GIVEN TASK
Find every line in the records below that contains the word "this", and copy each such line.

A block of data

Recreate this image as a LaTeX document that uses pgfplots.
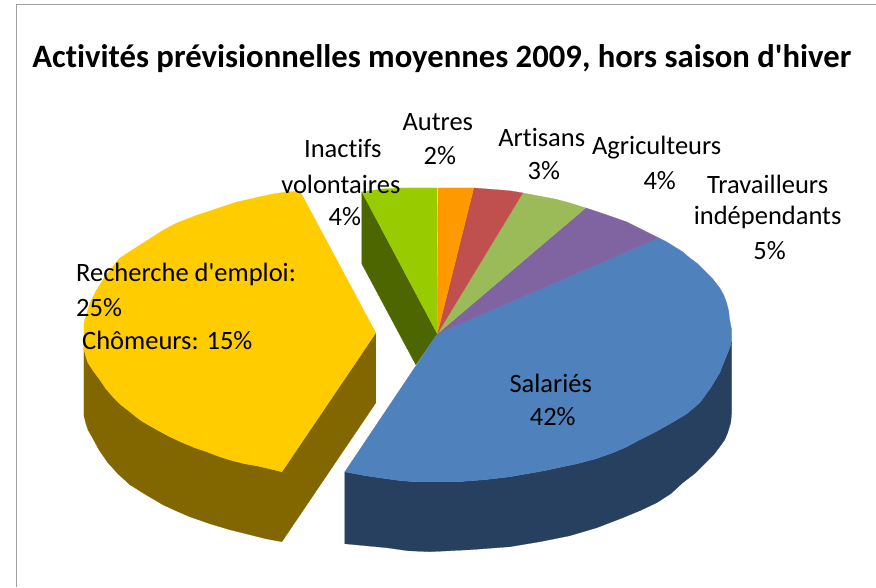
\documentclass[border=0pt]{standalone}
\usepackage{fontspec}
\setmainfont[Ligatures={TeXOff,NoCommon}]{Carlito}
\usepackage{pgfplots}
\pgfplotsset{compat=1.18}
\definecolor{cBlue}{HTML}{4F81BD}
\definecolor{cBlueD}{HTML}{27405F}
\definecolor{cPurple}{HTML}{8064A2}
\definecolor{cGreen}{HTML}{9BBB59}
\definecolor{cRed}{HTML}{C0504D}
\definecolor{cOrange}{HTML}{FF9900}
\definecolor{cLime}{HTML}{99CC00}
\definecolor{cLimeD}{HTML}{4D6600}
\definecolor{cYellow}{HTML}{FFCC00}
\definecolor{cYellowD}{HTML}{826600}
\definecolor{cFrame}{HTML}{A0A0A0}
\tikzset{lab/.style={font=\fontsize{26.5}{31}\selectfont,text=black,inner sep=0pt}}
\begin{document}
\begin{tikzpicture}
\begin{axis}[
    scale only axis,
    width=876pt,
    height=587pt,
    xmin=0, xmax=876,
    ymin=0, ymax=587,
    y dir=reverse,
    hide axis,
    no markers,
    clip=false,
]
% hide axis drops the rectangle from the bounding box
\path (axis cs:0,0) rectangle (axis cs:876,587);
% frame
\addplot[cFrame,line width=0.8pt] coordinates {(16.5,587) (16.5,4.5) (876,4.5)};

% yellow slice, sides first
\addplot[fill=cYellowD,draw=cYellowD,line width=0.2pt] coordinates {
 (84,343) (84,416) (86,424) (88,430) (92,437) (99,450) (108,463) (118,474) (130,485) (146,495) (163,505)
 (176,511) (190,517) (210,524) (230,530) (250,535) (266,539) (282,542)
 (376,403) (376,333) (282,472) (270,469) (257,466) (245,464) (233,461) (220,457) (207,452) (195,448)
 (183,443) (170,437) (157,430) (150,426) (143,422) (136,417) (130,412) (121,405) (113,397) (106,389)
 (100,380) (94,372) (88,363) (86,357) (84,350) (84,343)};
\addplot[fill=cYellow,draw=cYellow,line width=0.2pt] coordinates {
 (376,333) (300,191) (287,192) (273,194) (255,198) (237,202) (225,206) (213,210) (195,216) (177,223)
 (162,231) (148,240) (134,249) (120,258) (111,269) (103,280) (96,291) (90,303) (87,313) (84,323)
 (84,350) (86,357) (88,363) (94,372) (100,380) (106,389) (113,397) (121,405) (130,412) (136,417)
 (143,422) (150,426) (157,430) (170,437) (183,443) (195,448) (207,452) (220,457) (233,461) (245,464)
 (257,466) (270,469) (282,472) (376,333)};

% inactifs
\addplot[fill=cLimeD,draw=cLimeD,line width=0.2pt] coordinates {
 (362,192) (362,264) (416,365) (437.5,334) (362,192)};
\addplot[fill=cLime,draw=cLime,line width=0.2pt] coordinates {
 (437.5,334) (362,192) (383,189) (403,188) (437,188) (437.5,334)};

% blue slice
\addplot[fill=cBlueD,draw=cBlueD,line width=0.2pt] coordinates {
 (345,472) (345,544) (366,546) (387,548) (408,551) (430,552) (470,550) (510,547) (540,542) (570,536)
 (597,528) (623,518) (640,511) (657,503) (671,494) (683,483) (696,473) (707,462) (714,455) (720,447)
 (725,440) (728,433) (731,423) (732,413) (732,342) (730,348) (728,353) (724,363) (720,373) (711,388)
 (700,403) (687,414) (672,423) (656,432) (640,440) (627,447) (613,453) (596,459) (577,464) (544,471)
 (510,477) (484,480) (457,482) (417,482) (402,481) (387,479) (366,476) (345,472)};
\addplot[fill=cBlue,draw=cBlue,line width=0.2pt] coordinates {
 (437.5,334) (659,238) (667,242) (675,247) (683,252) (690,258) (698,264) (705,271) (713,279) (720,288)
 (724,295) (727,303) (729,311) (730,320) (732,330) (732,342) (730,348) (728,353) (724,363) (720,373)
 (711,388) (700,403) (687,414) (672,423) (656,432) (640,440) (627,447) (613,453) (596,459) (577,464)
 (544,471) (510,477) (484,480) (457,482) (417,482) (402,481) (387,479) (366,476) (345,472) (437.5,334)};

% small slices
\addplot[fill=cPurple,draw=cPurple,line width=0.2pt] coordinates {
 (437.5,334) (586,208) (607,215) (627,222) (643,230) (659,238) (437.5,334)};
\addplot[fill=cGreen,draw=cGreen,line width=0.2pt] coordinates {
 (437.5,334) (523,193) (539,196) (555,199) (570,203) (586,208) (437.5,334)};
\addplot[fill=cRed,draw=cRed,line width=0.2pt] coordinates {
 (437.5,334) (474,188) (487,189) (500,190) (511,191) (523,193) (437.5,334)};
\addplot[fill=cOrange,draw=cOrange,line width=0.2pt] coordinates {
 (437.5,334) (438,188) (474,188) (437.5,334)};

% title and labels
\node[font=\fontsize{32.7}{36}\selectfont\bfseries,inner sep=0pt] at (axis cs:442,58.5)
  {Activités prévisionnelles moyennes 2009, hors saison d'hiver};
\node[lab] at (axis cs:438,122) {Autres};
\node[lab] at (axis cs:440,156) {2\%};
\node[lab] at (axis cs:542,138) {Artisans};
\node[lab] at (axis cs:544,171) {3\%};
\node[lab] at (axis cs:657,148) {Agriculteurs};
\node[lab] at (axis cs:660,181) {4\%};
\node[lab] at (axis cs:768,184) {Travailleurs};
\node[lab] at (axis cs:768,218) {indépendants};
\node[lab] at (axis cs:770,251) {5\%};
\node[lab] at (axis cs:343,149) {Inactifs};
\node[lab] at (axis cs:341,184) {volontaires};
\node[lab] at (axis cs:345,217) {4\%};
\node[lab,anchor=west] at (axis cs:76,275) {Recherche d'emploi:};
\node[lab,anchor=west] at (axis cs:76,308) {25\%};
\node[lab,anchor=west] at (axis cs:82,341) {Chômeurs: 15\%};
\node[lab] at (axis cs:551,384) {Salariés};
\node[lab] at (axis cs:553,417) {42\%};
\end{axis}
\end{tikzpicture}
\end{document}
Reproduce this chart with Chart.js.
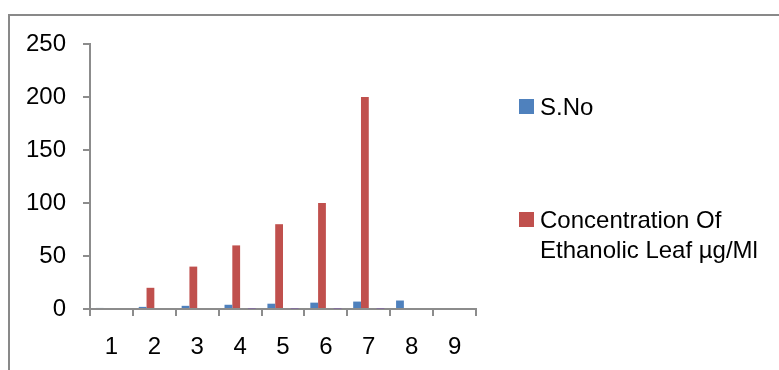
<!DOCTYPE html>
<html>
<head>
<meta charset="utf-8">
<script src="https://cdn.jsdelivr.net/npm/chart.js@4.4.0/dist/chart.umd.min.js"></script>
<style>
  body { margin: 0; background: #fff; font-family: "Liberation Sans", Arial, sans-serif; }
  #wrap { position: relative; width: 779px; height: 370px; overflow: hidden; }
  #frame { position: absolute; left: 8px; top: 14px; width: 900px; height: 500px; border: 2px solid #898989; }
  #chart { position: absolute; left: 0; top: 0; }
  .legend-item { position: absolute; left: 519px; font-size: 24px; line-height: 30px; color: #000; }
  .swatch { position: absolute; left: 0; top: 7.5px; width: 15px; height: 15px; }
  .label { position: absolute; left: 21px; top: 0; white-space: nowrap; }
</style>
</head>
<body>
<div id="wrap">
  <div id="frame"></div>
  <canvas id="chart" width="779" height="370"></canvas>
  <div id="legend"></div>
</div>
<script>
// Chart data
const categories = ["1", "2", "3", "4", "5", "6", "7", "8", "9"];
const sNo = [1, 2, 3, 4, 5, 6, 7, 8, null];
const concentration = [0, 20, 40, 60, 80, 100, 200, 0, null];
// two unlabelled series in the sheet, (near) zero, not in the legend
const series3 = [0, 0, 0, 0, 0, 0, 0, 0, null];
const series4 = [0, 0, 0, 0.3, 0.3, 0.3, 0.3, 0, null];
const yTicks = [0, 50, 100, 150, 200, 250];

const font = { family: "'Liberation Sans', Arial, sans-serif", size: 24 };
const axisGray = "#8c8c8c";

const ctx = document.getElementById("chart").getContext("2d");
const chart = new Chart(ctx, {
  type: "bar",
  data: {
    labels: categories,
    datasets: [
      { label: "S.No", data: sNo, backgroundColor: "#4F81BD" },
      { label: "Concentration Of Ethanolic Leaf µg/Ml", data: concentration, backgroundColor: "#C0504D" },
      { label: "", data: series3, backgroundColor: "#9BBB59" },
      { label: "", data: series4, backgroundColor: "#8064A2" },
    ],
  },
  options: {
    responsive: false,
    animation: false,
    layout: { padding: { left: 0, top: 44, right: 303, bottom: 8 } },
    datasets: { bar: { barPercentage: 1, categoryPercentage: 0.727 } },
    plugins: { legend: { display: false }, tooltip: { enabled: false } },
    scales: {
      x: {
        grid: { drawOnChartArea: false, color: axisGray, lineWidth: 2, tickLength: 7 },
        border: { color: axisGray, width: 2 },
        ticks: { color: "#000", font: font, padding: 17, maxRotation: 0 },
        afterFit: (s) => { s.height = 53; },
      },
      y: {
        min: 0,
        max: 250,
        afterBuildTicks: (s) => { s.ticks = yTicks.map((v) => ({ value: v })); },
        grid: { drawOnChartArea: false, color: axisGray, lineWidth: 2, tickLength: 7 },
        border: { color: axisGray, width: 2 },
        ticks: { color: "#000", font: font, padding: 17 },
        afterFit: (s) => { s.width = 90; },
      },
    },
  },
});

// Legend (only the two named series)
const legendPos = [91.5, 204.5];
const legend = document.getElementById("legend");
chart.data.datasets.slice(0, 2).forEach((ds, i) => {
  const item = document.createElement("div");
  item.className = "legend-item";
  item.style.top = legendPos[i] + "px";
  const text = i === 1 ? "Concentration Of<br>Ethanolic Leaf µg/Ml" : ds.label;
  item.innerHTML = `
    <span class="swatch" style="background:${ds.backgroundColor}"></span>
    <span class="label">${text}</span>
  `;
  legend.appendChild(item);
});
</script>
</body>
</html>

EXERCISE RESULT
Recreate this image as a LaTeX document that uses pgfplots.
Reproduce this chart with Chart.js.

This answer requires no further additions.